“. . . thee, likewise, who ’fore this temple dwellest.”
The reading προνάια (or προνᾴα), which I translate, is that of Well. and all the MSS.; but Lin. has put πρόνοια, providential or foreseeing, into the text, following out a criticism of Lennep on Phalaris, which has been stoutly defended by Hermann, in his remarks on Müller’s Eumenides (Opusc. VI. v. 2, p. 17). This, however, in the face of an express passage of Herodotus (I. 92), as Pal. well observes, has been done rashly; and now Fr. and Schoe. bring forward inscriptions which prove that there is not the slightest cause for tampering with the text. I have not been able to learn the substance of Lennep’s remarks otherwise than from the account of them by Müller in the Anhang, p. 14; but, taken at their highest value, they seem only to prove that a vagueness had taken hold of the ancients themselves in respect to the designation of this temple, not certainly that Æschylus and Herodotus both made a mistake in calling it προνᾴα, or that all the transcribers of their texts made a blunder.
“. . . ye Nymphs that love
The hollow Corycian rock.”
“From Delphi, which lies pretty high, the traveller ascended about 60 stadia, or two hours’ travel, till he arrived at the Corycian cave, dedicated to Pan and the Nymphs, in which there were many stalactites and live fountains.”—Sickler. alte geog. II. 134.

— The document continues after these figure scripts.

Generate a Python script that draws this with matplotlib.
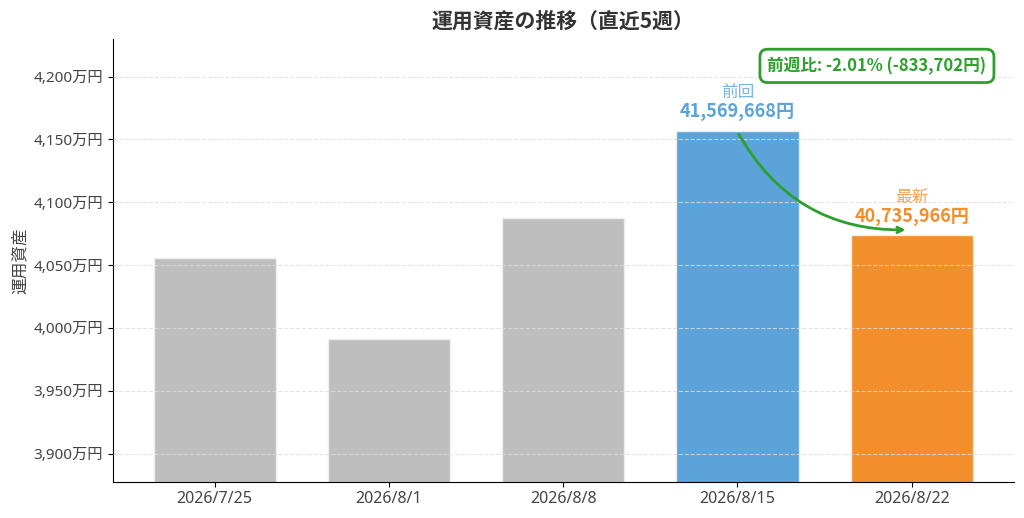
import matplotlib.pyplot as plt
from matplotlib.ticker import FuncFormatter
import numpy as np

plt.rcParams['font.family'] = ['Noto Sans', 'Noto Sans CJK JP', 'DejaVu Sans']
bold_font = ['Noto Sans CJK JP', 'DejaVu Sans']

# Data (yen)
dates = ['2026/7/25', '2026/8/1', '2026/8/8', '2026/8/15', '2026/8/22']
values = [40560000, 39915000, 40878000, 41569668, 40735966]
colors = ['#bebebe', '#bebebe', '#bebebe', '#5ba3d9', '#f28e2b']

prev_val = values[-2]
last_val = values[-1]
diff = last_val - prev_val
pct = diff / prev_val * 100

fig, ax = plt.subplots(figsize=(10.24, 5.18), dpi=100)

x = np.arange(len(dates))
ax.bar(x, values, width=0.7, color=colors, edgecolor='#eeeeee', linewidth=1, zorder=2)

ax.set_xticks(x)
ax.set_xticklabels(dates, fontsize=11.5, color='#444444')
ax.yaxis.set_major_formatter(FuncFormatter(lambda v, p: f'{v/1e4:,.0f}万円'))
ax.set_ylim(38777000, 42300000)
ax.tick_params(axis='y', labelsize=11, labelcolor='#444444')
ax.set_ylabel('運用資産', fontsize=12, color='#444444', labelpad=3)

ax.grid(axis='y', linestyle='--', color='#dddddd', alpha=0.8, zorder=3)
ax.set_axisbelow(False)
for s in ['top', 'right']:
    ax.spines[s].set_visible(False)

ax.set_title('運用資産の推移（直近5週）', fontsize=15, weight='bold', color='#333333', pad=8,
             family=bold_font)

# value labels on the last two bars
ax.text(x[-2], prev_val + 235000, '前回', ha='center', va='bottom', fontsize=12, color='#5ba3d9', alpha=0.8)
ax.text(x[-2], prev_val + 75000, f'{prev_val:,}円', ha='center', va='bottom', fontsize=13,
        weight='bold', color='#5ba3d9', family=bold_font)
ax.text(x[-1], last_val + 235000, '最新', ha='center', va='bottom', fontsize=12, color='#f28e2b', alpha=0.8)
ax.text(x[-1], last_val + 75000, f'{last_val:,}円', ha='center', va='bottom', fontsize=13,
        weight='bold', color='#f28e2b', family=bold_font)

# curved arrow prev -> latest
ax.annotate('', xy=(x[-1] - 0.02, last_val + 45000), xytext=(x[-2], prev_val - 10000),
            arrowprops=dict(arrowstyle='->', lw=2, color='#2ca02c',
                            connectionstyle='arc3,rad=0.3'), zorder=5)

ax.text(x[-1] - 0.2, 42085000, f'前週比: {pct:+.2f}% ({diff:+,}円)', ha='center', va='center',
        fontsize=12, weight='bold', color='#2ca02c', family=bold_font,
        bbox=dict(boxstyle='round,pad=0.45', facecolor='white', edgecolor='#2ca02c', linewidth=2))

plt.subplots_adjust(left=0.11, right=0.99, top=0.925, bottom=0.07)
plt.savefig('out.png', dpi=100)
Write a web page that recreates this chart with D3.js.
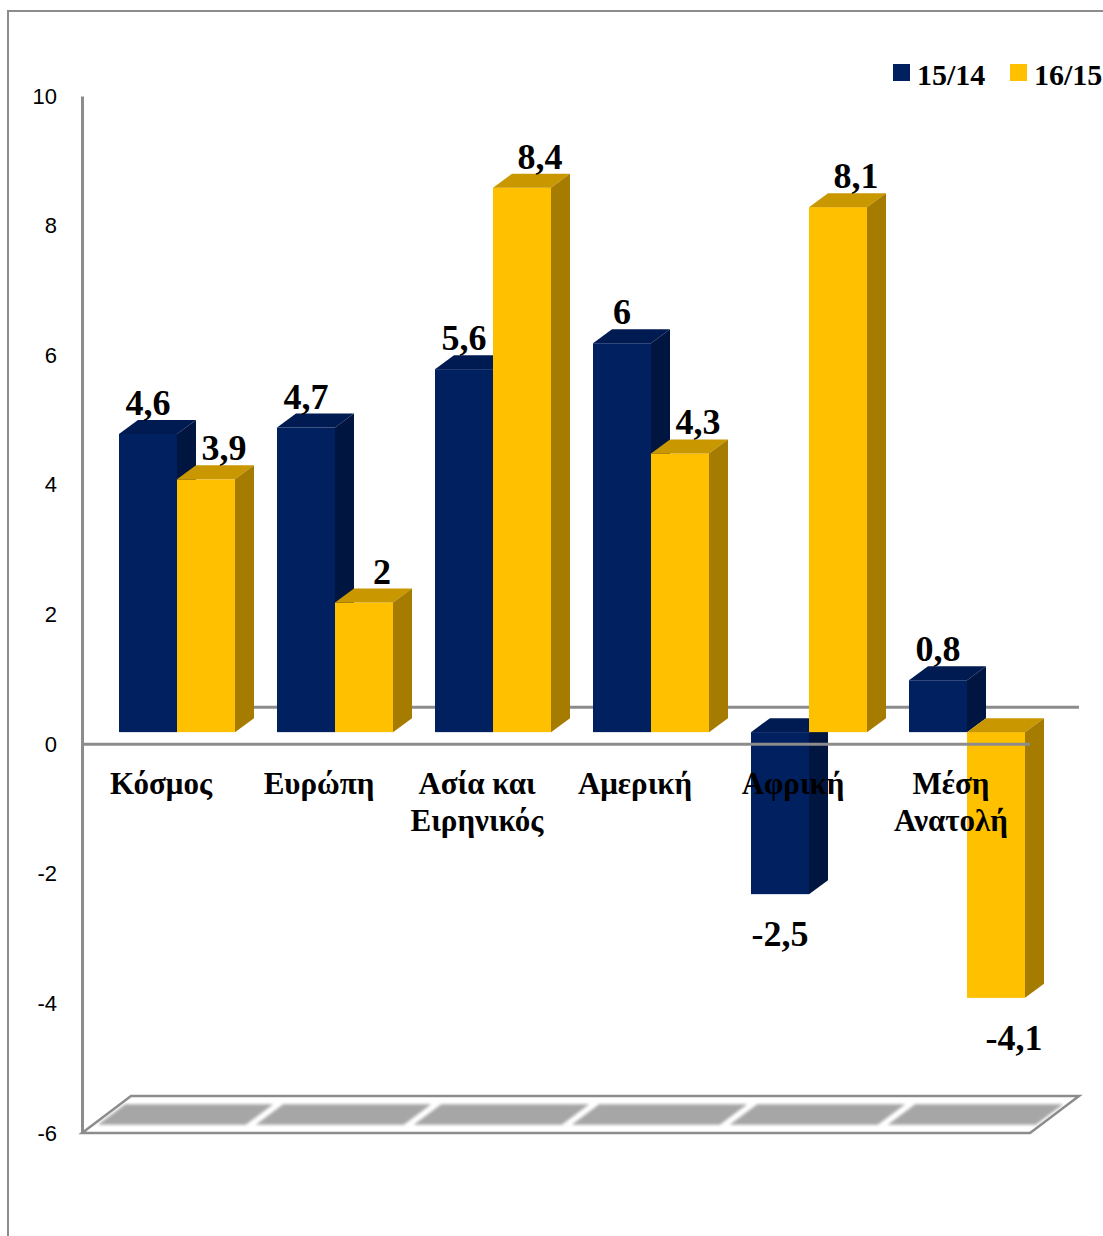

“Thee, Bromius, too, I worship.”
Bacchus, so called from βρέμω, fremo—the roaring or boisterous god. His connection with Apollo (though drinking songs are not so common now as they were last century) is obvious enough; and some places of the ancient poets where the close connection of these two gods is described, may be seen in Stan. The Scholiast to Euripides Phœnissai (v. 227, Matthiae) says expressly that Apollo and Artemis were worshipped on the one peak of Parnassus, and Bacchus on the other.